- Information given -
○ ○ ○ ○ ○ ○ ○
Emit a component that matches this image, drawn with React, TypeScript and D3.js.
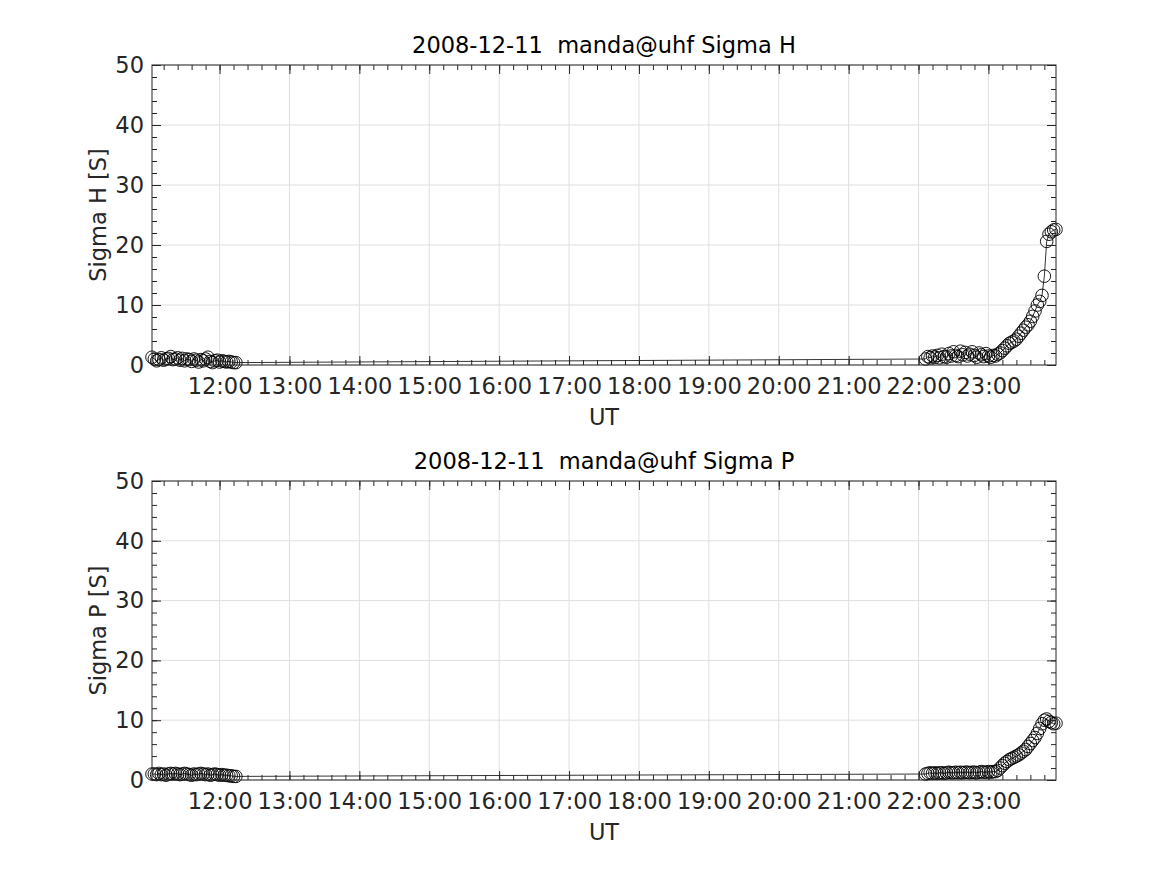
○ ○ ○ ○ ○ ○ ○
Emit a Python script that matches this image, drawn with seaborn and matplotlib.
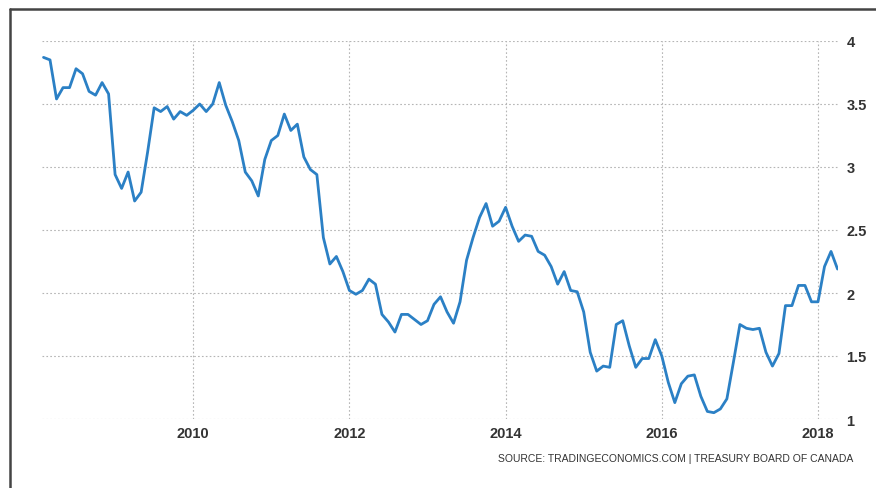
○ ○ ○ ○ ○ ○ ○
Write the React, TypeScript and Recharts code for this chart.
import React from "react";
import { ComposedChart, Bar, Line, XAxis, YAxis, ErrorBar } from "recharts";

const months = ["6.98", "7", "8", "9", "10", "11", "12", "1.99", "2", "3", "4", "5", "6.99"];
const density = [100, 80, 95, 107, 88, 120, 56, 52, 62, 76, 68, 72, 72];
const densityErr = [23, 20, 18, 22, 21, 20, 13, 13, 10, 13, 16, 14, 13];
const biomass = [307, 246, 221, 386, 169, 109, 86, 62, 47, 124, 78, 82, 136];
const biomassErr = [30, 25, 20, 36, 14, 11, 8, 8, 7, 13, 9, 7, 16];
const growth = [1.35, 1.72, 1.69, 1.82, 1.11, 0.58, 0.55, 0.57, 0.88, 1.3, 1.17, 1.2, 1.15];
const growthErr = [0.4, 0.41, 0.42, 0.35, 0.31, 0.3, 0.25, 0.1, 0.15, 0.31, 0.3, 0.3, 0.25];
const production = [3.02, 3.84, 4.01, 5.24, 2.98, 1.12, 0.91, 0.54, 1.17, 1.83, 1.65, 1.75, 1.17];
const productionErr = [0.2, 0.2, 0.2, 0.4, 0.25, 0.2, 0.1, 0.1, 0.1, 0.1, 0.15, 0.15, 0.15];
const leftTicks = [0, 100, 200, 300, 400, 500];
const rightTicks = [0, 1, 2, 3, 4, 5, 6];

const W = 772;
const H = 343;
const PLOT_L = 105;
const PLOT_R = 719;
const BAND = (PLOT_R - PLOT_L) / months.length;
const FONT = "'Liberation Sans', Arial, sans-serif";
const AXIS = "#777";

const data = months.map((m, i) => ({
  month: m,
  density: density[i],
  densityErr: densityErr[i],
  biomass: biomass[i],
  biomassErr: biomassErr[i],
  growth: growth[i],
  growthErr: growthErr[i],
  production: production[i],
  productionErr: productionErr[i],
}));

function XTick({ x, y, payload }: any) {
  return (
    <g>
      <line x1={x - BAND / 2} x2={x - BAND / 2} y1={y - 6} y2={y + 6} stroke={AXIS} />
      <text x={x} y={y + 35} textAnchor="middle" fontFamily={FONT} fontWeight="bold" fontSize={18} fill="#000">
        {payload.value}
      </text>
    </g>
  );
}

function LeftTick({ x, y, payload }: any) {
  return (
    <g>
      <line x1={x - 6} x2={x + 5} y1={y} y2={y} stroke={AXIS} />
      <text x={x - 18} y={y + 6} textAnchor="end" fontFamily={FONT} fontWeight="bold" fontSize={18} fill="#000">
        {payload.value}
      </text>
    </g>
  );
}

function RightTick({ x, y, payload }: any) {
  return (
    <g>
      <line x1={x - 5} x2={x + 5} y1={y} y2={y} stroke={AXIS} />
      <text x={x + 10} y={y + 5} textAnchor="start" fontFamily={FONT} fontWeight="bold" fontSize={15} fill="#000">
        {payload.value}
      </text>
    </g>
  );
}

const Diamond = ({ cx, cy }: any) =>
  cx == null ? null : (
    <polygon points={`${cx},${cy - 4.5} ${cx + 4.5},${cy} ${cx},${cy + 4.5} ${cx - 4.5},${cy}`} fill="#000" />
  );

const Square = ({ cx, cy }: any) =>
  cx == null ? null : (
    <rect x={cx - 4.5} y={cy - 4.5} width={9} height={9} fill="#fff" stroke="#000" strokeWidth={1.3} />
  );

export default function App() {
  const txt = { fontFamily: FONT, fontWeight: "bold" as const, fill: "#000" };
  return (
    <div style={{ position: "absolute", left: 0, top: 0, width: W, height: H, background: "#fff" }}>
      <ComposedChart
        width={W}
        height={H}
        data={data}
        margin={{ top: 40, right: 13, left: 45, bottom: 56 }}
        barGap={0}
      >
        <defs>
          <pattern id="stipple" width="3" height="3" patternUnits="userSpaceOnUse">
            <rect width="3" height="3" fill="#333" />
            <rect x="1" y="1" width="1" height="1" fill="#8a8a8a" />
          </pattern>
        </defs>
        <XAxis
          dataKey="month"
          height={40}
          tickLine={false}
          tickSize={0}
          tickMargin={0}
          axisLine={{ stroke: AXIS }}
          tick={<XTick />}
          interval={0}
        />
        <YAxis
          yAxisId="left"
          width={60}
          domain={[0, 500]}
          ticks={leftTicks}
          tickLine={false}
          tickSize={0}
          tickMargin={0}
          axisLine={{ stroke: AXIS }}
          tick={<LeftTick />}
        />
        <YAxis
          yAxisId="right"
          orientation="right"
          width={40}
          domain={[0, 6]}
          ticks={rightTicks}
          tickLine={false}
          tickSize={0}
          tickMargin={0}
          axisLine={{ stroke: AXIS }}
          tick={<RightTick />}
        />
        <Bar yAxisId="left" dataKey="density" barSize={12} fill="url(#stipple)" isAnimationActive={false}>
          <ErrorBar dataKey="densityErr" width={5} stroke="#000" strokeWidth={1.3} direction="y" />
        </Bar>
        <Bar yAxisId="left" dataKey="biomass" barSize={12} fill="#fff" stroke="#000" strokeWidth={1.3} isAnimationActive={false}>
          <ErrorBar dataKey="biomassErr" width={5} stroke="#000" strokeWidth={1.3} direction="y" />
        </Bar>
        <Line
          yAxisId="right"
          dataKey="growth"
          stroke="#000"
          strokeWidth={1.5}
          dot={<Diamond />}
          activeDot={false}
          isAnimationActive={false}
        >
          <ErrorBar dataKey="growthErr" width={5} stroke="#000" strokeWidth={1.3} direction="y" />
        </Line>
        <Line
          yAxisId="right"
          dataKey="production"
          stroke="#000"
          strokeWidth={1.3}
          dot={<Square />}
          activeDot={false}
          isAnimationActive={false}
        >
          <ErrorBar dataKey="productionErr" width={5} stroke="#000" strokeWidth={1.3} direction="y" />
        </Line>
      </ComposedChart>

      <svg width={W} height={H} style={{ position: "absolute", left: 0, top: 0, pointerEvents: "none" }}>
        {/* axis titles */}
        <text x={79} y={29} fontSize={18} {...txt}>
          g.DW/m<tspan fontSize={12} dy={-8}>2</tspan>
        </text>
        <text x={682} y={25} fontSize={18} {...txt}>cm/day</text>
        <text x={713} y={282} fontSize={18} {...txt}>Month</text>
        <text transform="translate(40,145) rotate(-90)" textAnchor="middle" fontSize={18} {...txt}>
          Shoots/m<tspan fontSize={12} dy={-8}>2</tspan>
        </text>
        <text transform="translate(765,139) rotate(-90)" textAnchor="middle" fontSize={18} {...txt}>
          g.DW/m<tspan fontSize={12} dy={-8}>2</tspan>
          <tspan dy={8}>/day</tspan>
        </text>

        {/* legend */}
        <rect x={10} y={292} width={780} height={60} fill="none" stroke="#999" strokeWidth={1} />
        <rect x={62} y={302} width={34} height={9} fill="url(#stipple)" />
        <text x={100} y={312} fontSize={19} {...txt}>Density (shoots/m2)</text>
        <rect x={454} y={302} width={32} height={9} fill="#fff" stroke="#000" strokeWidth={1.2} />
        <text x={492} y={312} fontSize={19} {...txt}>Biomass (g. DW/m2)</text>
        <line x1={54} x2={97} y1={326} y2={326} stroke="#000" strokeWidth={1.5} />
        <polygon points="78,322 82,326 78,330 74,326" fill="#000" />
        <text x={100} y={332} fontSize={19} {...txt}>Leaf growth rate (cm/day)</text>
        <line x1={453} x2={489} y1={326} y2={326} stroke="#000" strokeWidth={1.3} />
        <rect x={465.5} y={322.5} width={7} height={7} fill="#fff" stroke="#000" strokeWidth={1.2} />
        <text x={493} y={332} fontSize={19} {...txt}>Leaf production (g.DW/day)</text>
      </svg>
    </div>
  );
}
○ ○ ○ ○ ○ ○ ○
- Exercise goal -
Within the listing above, the range opens at the line with "Write the React, TypeScript" and closes at the line with "XAxis, YAxis, ErrorBar". Reproduce exactly the lines of that range, including both ends.

- Solution for this problem -
Write the React, TypeScript and Recharts code for this chart.
import React from "react";
import { ComposedChart, Bar, Line, XAxis, YAxis, ErrorBar } from "recharts";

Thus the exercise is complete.